Jeb: God, I know. Now, he also writes music like crazy… Steve, have you two gotten in a room and tried to create new music?
Steve: Well, kind of. Officially, we’re kind of moving slowly looking at new material. I’m one of the guys who’s most reluctant to start any kind of rush forward because I’ve been writing and Jon [Davison] has been writing. I’d be very surprised if Billy hasn’t been writing. There’s obviously going to be a pause to look at, at some point, but I think we’ve got our work cut out for ourselves pretty much all year. Maybe it’s a thing we’ll do after our cruise next year in February. We may, but that’s only just a “may” because we still need to be sure about what we’re doing now.

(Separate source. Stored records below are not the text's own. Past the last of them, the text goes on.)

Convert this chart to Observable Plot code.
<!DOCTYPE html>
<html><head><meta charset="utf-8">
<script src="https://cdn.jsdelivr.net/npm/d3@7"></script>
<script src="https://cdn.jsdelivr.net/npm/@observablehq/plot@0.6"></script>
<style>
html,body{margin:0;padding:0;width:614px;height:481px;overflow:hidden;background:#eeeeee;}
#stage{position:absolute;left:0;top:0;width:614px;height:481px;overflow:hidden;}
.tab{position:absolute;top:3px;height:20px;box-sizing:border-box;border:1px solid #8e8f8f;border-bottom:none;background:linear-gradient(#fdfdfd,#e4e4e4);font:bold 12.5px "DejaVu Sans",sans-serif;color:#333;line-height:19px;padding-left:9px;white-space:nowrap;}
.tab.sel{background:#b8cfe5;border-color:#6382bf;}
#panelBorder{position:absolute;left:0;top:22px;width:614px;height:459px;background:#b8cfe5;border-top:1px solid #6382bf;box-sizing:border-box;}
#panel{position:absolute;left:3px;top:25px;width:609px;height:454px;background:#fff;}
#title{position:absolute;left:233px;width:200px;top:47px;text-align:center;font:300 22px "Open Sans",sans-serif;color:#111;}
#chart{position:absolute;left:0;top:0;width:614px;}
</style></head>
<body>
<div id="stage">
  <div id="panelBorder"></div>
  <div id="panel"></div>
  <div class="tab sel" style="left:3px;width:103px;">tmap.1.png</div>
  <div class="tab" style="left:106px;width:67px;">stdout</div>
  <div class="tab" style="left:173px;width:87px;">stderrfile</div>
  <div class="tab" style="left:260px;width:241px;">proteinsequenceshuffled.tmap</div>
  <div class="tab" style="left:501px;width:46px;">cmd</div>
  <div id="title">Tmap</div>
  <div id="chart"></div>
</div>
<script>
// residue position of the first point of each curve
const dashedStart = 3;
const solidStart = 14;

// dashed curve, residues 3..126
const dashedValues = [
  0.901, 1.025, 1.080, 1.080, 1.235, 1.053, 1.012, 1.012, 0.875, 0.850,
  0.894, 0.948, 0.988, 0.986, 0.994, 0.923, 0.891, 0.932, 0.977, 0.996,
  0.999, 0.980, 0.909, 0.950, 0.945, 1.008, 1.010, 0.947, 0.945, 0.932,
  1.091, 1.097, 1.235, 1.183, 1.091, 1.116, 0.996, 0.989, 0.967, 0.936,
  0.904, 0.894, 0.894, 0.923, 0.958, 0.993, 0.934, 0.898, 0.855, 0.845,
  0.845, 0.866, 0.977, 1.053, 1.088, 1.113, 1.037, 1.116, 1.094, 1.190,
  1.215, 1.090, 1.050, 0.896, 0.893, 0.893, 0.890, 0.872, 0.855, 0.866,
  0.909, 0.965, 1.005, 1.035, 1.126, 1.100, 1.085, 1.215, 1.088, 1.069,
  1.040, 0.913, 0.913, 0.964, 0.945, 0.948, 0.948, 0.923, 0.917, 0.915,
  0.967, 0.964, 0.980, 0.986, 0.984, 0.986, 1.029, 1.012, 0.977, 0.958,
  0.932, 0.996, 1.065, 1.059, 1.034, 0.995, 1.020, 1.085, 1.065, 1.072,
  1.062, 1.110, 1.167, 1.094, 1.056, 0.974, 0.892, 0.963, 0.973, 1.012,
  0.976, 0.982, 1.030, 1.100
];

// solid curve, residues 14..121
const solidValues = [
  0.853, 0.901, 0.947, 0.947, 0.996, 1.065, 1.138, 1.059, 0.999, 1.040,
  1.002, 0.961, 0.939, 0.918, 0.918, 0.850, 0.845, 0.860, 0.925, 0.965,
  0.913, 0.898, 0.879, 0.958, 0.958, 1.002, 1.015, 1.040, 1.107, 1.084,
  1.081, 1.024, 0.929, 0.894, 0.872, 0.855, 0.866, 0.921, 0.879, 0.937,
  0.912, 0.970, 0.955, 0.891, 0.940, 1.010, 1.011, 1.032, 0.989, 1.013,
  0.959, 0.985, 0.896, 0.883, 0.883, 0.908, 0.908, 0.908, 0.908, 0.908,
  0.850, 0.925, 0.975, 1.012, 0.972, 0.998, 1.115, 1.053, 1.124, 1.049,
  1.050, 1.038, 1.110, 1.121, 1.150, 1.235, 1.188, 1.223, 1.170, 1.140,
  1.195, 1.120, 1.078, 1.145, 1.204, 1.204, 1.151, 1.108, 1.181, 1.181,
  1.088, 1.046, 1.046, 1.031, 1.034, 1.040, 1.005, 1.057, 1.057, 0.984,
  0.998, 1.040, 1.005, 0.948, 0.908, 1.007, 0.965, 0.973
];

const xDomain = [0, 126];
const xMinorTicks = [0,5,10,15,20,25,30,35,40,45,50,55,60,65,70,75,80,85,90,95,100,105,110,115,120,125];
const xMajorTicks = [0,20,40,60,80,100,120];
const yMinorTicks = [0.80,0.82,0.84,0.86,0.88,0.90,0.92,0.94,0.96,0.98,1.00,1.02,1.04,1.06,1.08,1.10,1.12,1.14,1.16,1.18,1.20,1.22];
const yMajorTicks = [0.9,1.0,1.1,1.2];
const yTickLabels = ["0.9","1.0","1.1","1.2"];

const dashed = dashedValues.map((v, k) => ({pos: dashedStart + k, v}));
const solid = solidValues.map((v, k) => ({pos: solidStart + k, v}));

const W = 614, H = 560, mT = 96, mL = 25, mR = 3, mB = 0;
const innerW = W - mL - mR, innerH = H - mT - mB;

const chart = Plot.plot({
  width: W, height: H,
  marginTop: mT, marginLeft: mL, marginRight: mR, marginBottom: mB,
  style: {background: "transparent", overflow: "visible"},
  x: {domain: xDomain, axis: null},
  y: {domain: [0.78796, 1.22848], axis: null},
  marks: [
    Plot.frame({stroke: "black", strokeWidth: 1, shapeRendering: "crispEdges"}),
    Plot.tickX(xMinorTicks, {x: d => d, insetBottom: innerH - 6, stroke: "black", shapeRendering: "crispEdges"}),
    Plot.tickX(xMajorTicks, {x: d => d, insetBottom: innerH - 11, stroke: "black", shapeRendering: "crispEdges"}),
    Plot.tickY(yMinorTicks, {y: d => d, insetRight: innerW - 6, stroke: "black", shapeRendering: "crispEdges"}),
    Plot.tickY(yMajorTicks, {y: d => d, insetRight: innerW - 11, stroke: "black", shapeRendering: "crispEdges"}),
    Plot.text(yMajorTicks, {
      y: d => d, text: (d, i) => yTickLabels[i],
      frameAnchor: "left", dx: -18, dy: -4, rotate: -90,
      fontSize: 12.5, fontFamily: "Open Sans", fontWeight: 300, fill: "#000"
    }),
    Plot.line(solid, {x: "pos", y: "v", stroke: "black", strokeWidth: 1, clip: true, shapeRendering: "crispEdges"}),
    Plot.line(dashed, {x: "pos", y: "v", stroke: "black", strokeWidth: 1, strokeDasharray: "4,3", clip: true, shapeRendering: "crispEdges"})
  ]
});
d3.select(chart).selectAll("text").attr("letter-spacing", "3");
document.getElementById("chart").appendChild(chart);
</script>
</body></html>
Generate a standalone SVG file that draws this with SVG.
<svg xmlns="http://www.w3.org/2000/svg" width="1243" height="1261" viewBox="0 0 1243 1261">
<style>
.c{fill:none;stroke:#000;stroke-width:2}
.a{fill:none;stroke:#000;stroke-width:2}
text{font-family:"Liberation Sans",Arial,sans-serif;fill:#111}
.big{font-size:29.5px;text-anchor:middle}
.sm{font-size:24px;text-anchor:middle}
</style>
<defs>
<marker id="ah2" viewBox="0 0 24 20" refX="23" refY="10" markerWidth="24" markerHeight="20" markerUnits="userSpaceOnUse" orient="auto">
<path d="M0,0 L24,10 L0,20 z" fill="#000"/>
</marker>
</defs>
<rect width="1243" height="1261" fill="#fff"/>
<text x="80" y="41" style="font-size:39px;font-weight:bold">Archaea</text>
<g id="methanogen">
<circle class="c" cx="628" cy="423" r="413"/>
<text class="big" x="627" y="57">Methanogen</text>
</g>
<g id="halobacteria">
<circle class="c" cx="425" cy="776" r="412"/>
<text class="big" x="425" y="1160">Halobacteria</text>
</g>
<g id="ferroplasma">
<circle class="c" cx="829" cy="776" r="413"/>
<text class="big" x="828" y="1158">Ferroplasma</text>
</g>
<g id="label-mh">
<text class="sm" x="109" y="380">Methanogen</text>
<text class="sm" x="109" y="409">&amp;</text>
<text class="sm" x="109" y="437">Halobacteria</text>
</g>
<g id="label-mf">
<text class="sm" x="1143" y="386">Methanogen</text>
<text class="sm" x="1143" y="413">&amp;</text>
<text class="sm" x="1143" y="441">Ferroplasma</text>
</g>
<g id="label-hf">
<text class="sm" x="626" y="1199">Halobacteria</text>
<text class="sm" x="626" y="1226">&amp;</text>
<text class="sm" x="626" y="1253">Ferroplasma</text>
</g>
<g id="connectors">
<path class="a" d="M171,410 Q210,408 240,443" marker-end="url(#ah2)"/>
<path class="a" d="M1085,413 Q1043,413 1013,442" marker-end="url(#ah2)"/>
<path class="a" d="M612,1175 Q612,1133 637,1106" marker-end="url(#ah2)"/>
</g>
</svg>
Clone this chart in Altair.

We don’t book a tour until we know what we’re going to play. You don’t book a record until you know what you’re going to play. With everybody’s demoing the possibilities are endless, but that’s actually part of the problem too, because we’re all very smart-assed people, you know. It is like, “Here’s a track, it’s me, it sounds like a band but it’s me.”
We do that, but actually true Yes records are written with fragments. Keys to Ascension was a good example of that. We didn’t come in and play anybody’s song. We actually kind of did the rehearsal thing and wrote together and that’s very trying and we’re all long in the tooth about that, but that’s one of the best ways to generate what we can call Yes. They are more of a collaborative record, but they take a long time and maybe that’s why we ought to take a long time.
Jeb: All living members of Yes are out doing stuff now. Will you work together again? Do you know what’s going to happen?
Steve: Well, I guess what we’re going to do is we’re going to try to contain ourselves in our ambition and figure out how to keep these things going. It takes a lot of work and a lot of agreement.
We can see what we are doing this year. We’ve got this year all worked out thoroughly. We’re in a good place with that because irrespective of what else happens we can plan and hope to fulfill our commitments that we’ve taken on… that involves going to Japan in November.
I will also have a solo tour in the UK, like I like to do every year. It’s so easy for me to come out of the house and go play guitar. I do that in the middle three weeks in October.
When the summer tour ends around September 4, that’s a nice big chunk of playing and I’m going to be hot to trot with playing my own music, which is more about the Chet Atkins influence and the general writing and stuff that I do. I am still doing a bit of Yes. I’ve got to think about what I’m going to do this time so it all goes good.